Blockers in Poker
Understanding Card Removal Effects
Blockers, also known as card removal effects, refer to the impact your hole cards have on the possible hands your opponents can hold. If you hold the Ace of spades, there are fewer Combinations of hands containing that card available to your opponents. This concept is powerful because it affects the probability of your opponents having specific hands, influencing your betting and calling decisions.
Using Blockers to Bluff
When choosing hands to bluff with, blockers play a crucial role. Holding the Ace of a suit blocks your opponent from having the nut flush draw or the nut flush itself.

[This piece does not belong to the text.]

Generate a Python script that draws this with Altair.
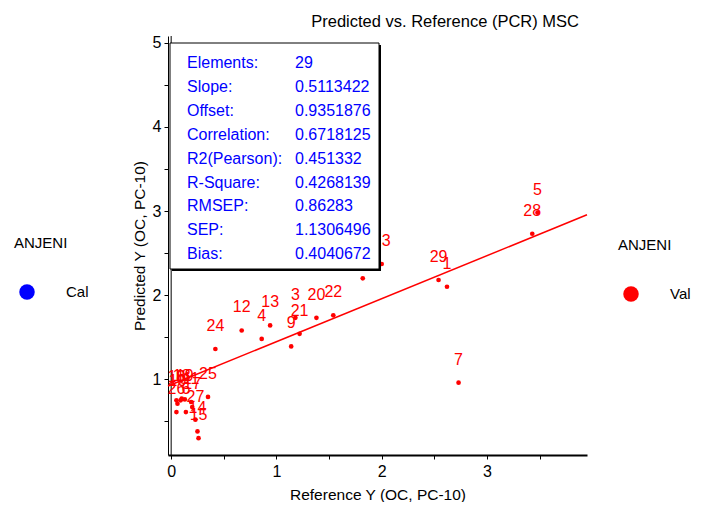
import altair as alt
import pandas as pd

# ---- data ----
sample_ids = list(range(1, 30))
ref_y = [2.62, 1.82, 1.18, 0.86, 3.48, 0.14, 2.73, 0.09, 1.14, 0.06,
         0.19, 0.67, 0.94, 0.25, 0.26, 0.05, 0.20, 0.10, 0.13, 1.38,
         1.22, 1.54, 2.00, 0.42, 0.35, 0.05, 0.23, 3.43, 2.54]
pred_y = [2.10, 2.20, 1.73, 1.48, 2.98, 0.61, 0.96, 0.75, 1.39, 0.71,
          0.73, 1.58, 1.64, 0.38, 0.30, 0.75, 0.67, 0.77, 0.76, 1.73,
          1.54, 1.76, 2.37, 1.36, 0.79, 0.61, 0.52, 2.73, 2.18]

stat_names = ["Elements:", "Slope:", "Offset:", "Correlation:", "R2(Pearson):",
              "R-Square:", "RMSEP:", "SEP:", "Bias:"]
stat_values = ["29", "0.5113422", "0.9351876", "0.6718125", "0.451332",
               "0.4268139", "0.86283", "1.1306496", "0.4040672"]
slope = 0.5113422
offset = 0.9351876

x_domain = [-0.03, 3.95]
y_domain = [0.1, 5.08]
x_ticks = [0, 0.5, 1, 1.5, 2, 2.5, 3, 3.5]
y_ticks = [0.5, 1, 1.5, 2, 2.5, 3, 3.5, 4, 4.5, 5]

FONT = "Liberation Sans"
RED = "#ff0000"
BLUE = "#0000ff"

df = pd.DataFrame({"id": sample_ids, "ref": ref_y, "pred": pred_y, "set": "Val"})
line_df = pd.DataFrame({"ref": x_domain})

xs = alt.Scale(domain=x_domain, nice=False, zero=False)
ys = alt.Scale(domain=y_domain, nice=False, zero=False)

label_expr = "datum.value % 1 == 0 ? format(datum.value, 'd') : ''"

x_enc = alt.X("ref:Q", scale=xs, title="Reference Y (OC, PC-10)",
              axis=alt.Axis(values=x_ticks, labelExpr=label_expr, grid=False,
                            domainWidth=2, tickSize=4, labelPadding=4,
                            titlePadding=8))
y_enc = alt.Y("pred:Q", scale=ys, title="Predicted Y (OC, PC-10)",
              axis=alt.Axis(values=y_ticks, labelExpr=label_expr, grid=False,
                            tickSize=4, labelPadding=3, titlePadding=5))


def legend(x, y):
    return alt.Legend(title="ANJENI", orient="none", legendX=x, legendY=y,
                      symbolType="circle", symbolSize=240, symbolStrokeWidth=0,
                      symbolOpacity=1, symbolOffset=5,
                      labelFontSize=15, titleFontSize=15,
                      titleFontWeight="normal", titlePadding=33,
                      labelOffset=31, labelFont=FONT, titleFont=FONT,
                      labelColor="black", titleColor="black", padding=0)


base = alt.Chart(df)

points = base.mark_circle(size=22, opacity=1).encode(
    x=x_enc, y=y_enc,
    color=alt.Color("set:N", scale=alt.Scale(domain=["Val"], range=[RED]),
                    legend=legend(450, 202)),
)

labels = base.mark_text(color=RED, fontSize=16, font=FONT, dy=-23,
                        baseline="middle", align="center").encode(
    x=alt.X("ref:Q", scale=xs), y=alt.Y("pred:Q", scale=ys), text="id:N")

reg_line = alt.Chart(line_df).transform_calculate(
    pred=f"{offset} + {slope} * datum.ref"
).mark_line(color=RED, strokeWidth=1.5).encode(
    x=alt.X("ref:Q", scale=xs), y=alt.Y("pred:Q", scale=ys))

zero_rule = alt.Chart(pd.DataFrame({"ref": [0]})).mark_rule(
    color="black", strokeWidth=1).encode(x=alt.X("ref:Q", scale=xs))

cal_df = pd.DataFrame({"set": ["Cal"], "ref": [0.0], "pred": [0.0]})
cal_legend = alt.Chart(cal_df).mark_point(opacity=0, filled=True).encode(
    x=alt.X("ref:Q", scale=xs), y=alt.Y("pred:Q", scale=ys),
    fill=alt.Fill("set:N", scale=alt.Scale(domain=["Cal"], range=[BLUE]),
                  legend=legend(-154, 200)),
)

one = alt.Data(values=[{}])
box_shadow = alt.Chart(one).mark_rect(color="black").encode(
    x=alt.value(4), x2=alt.value(213), y=alt.value(9), y2=alt.value(235))
box = alt.Chart(one).mark_rect(fill="white", stroke="black", strokeWidth=1).encode(
    x=alt.value(2), x2=alt.value(211), y=alt.value(7), y2=alt.value(233))
stat_text = alt.Chart(one).mark_text(
    text=stat_names, align="left", baseline="alphabetic", fontSize=16,
    font=FONT, color=BLUE, lineHeight=23.9).encode(x=alt.value(19), y=alt.value(32))
stat_val_text = alt.Chart(one).mark_text(
    text=stat_values, align="left", baseline="alphabetic", fontSize=16,
    font=FONT, color=BLUE, lineHeight=23.9).encode(x=alt.value(127), y=alt.value(32))

chart = alt.layer(
    zero_rule, reg_line, points, labels, cal_legend,
    box_shadow, box, stat_text, stat_val_text
).resolve_scale(color="independent", fill="independent").properties(
    width=419, height=419,
    title=alt.TitleParams("Predicted vs. Reference (PCR) MSC", anchor="end",
                          fontSize=16.5, font=FONT, fontWeight="normal",
                          color="black", offset=4, dx=-112),
    padding={"left": 160, "top": 28, "right": 107, "bottom": 47},
    autosize="none",
).configure_view(stroke=None).configure_axis(
    domainColor="black", tickColor="black", labelColor="black",
    titleColor="black", labelFont=FONT, titleFont=FONT, labelFontSize=16,
    titleFontSize=15.5, titleFontWeight="normal",
)

chart.save("out.html", embed_options={"renderer": "svg", "actions": False})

This makes your bluffs more effective because your opponent is less likely to have the strong hands that would call.
The best Bluffing hands are those that block your opponents strongest holdings while having little showdown value themselves.

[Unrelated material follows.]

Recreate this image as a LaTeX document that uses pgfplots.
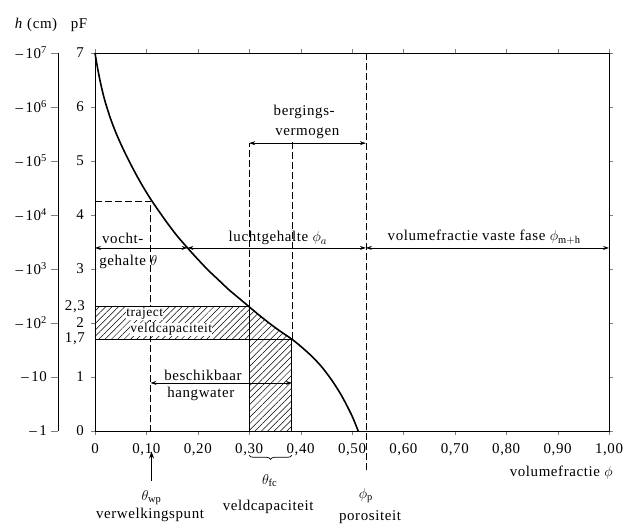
\documentclass[border=0pt]{standalone}
\usepackage{fontspec}
\setmainfont{Liberation Serif}[LetterSpace=4]
\usepackage{pgfplots}
\pgfplotsset{compat=1.18}
\usetikzlibrary{patterns.meta,arrows.meta,decorations.pathreplacing}

\pgfplotstableread{
x y
0 7
0.005 6.72
0.01 6.48
0.015 6.27
0.02 6.09
0.03 5.79
0.04 5.54
0.05 5.32
0.06 5.12
0.07 4.93
0.08 4.75
0.09 4.58
0.10 4.42
0.11 4.27
0.12 4.13
0.14 3.86
0.16 3.61
0.18 3.39
0.20 3.18
0.22 2.98
0.24 2.80
0.26 2.62
0.28 2.46
0.30 2.30
0.32 2.14
0.34 1.99
0.36 1.85
0.383 1.70
0.40 1.57
0.42 1.40
0.44 1.20
0.46 0.95
0.48 0.65
0.50 0.28
0.512 0
}\curve

\begin{document}
\fontsize{15}{17}\selectfont
\begin{tikzpicture}[>={Stealth[length=6bp,width=4bp]}]
\useasboundingbox (-95bp,-96bp) rectangle (534bp,431bp);
% secondary h axis
\begin{axis}[at={(-37bp,0)}, anchor=south west, scale only axis,
  width=1bp, height=378bp, xmin=0, xmax=1, ymin=0, ymax=7,
  hide x axis, axis y line*=left,
  ytick={0,1,2,3,4,5,6,7},
  yticklabels={–\,1,–\,10,–\,10\textsuperscript{2},–\,10\textsuperscript{3},–\,10\textsuperscript{4},–\,10\textsuperscript{5},–\,10\textsuperscript{6},–\,10\textsuperscript{7}},
  tick align=outside, major tick length=7bp,
  axis line style={line width=0.8bp},
  yticklabel style={xshift=1bp},
]
\end{axis}
\begin{axis}[at={(0,0)}, anchor=south west, scale only axis,
  width=514bp, height=378bp, xmin=0, xmax=1, ymin=0, ymax=7, clip=false,
  xtick={0,0.1,0.2,0.3,0.4,0.5,0.6,0.7,0.8,0.9,1.0},
  xticklabels={0,{0,10},{0,20},{0,30},{0,40},{0,50},{0,60},{0,70},{0,80},{0,90},{1,00}},
  ytick={0,1,2,3,4,5,6,7},
  yticklabels={0,1,2,3,4,5,6,7},
  extra y ticks={1.7,2.3},
  extra y tick labels={{1,7},{2,3}},
  extra y tick style={major tick length=0bp, yticklabel style={xshift=-3bp}},
  tick align=outside, major tick length=4bp,
  axis line style={line width=0.8bp},
  xticklabel style={yshift=-3bp},
  yticklabel style={xshift=-2bp},
]
% hatched region
\addplot[draw=none, pattern={Lines[angle=45,distance=4.5bp,line width=0.5bp]}] coordinates {
 (0,1.7) (0,2.3) (0.30,2.3) (0.32,2.14) (0.34,1.99) (0.36,1.85) (0.383,1.7) (0.383,0) (0.30,0) (0.30,1.7) (0,1.7)};
% solid boundaries
\addplot[black, line width=0.8bp] coordinates {(0,2.3) (0.30,2.3) (0.30,0)};
\addplot[black, line width=0.8bp] coordinates {(0,1.7) (0.383,1.7) (0.383,0)};
% dashed lines
\addplot[black, line width=0.6bp, dash pattern=on 7bp off 3bp] coordinates {(0,4.26) (0.108,4.26) (0.108,0)};
\addplot[black, line width=0.6bp, dash pattern=on 7bp off 3bp] coordinates {(0.30,2.3) (0.30,5.33)};
\addplot[black, line width=0.6bp, dash pattern=on 7bp off 3bp] coordinates {(0.383,1.7) (0.383,5.4)};
\addplot[black, line width=0.6bp, dash pattern=on 7bp off 3bp] coordinates {(0.527,7) (0.527,-0.72)};
% curve
\addplot[black, line width=1.6bp, smooth] table[x=x,y=y] {\curve};
% arrows
\draw[<->, line width=0.7bp] (axis cs:0,3.39) -- (axis cs:0.18,3.39);
\draw[<->, line width=0.7bp] (axis cs:0.18,3.39) -- (axis cs:0.527,3.39);
\draw[<->, line width=0.7bp] (axis cs:0.527,3.39) -- (axis cs:1.0,3.39);
\draw[<->, line width=0.7bp] (axis cs:0.30,5.33) -- (axis cs:0.527,5.33);
\draw[<->, line width=0.7bp] (axis cs:0.108,0.89) -- (axis cs:0.383,0.89);
% texts inside
\node[anchor=base] at (axis cs:0.054,3.47) {vocht-};
\node[anchor=base west, inner sep=0pt] at (axis cs:0.008,3.07) {gehalte $\theta$};
\node[anchor=base] at (axis cs:0.356,3.5) {luchtgehalte $\phi_a$};
\node[anchor=base] at (axis cs:0.757,3.52) {volumefractie vaste fase $\phi_{\mathrm{m+h}}$};
\node[anchor=base] at (axis cs:0.407,5.85) {bergings-};
\node[anchor=base] at (axis cs:0.413,5.48) {vermogen};
\node[anchor=base west, inner sep=0.3bp, fill=white, font={\fontsize{13.5}{15}\selectfont}] at (axis cs:0.060,2.12) {traject};
\node[anchor=base west, inner sep=0.3bp, fill=white, font={\fontsize{13.5}{15}\selectfont}] at (axis cs:0.068,1.82) {veldcapaciteit};
\node[anchor=base, fill=white, inner sep=0.5bp] at (axis cs:0.21,0.94) {beschikbaar};
\node[anchor=base, fill=white, inner sep=0.5bp] at (axis cs:0.206,0.62) {hangwater};
% below axis
\draw[-{Stealth[length=7bp,width=5bp]}, line width=0.8bp] (axis cs:0.11,-0.92) -- (axis cs:0.11,-0.38);
\node at (axis cs:0.11,-1.24) {$\theta_{\mathrm{wp}}$};
\node at (axis cs:0.107,-1.56) {verwelkingspunt};
\draw[decorate, decoration={brace,mirror,amplitude=4bp}, line width=0.7bp] (axis cs:0.30,-0.45) -- (axis cs:0.383,-0.45);
\node at (axis cs:0.34,-0.92) {$\theta_{\mathrm{fc}}$};
\node at (axis cs:0.337,-1.41) {veldcapaciteit};
\node at (axis cs:0.527,-1.2) {$\phi_{\mathrm{p}}$};
\node at (axis cs:0.535,-1.6) {porositeit};
\node at (axis cs:0.907,-0.78) {volumefractie $\phi$};
\end{axis}
\node at (-59bp,406bp) {\textit{h} (cm)};
\node at (-16bp,406bp) {pF};
\end{tikzpicture}
\end{document}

Blockers for Calling Decisions
Blockers also help with calling decisions on the river. If you hold a card that blocks strong hands your opponent could be Value Betting, their range is weighted more toward bluffs, making a call more attractive. Conversely, if you block hands your opponent would bluff with, their range is weighted toward value, making a fold more correct.
Suit Blockers and Flush Draws
On boards with three cards of the same suit, holding one card of that suit removes one possible flush combination from your opponents range. Holding the Ace of the flush suit is the most significant blocker, as it eliminates the nut flush from their range entirely. This information can justify lighter calls or bigger bluffs depending on the specific situation.
Advanced Blocker Concepts
Advanced blocker analysis considers how your cards interact with your opponents entire range, not just individual hands. Blocking combinations of top pair strong kicker can be important when deciding whether to bluff. In Multi-Way Pots, blockers become less significant because there are more opponents who could hold any given hand.
Use blocker analysis as one factor among many in your decision-making process.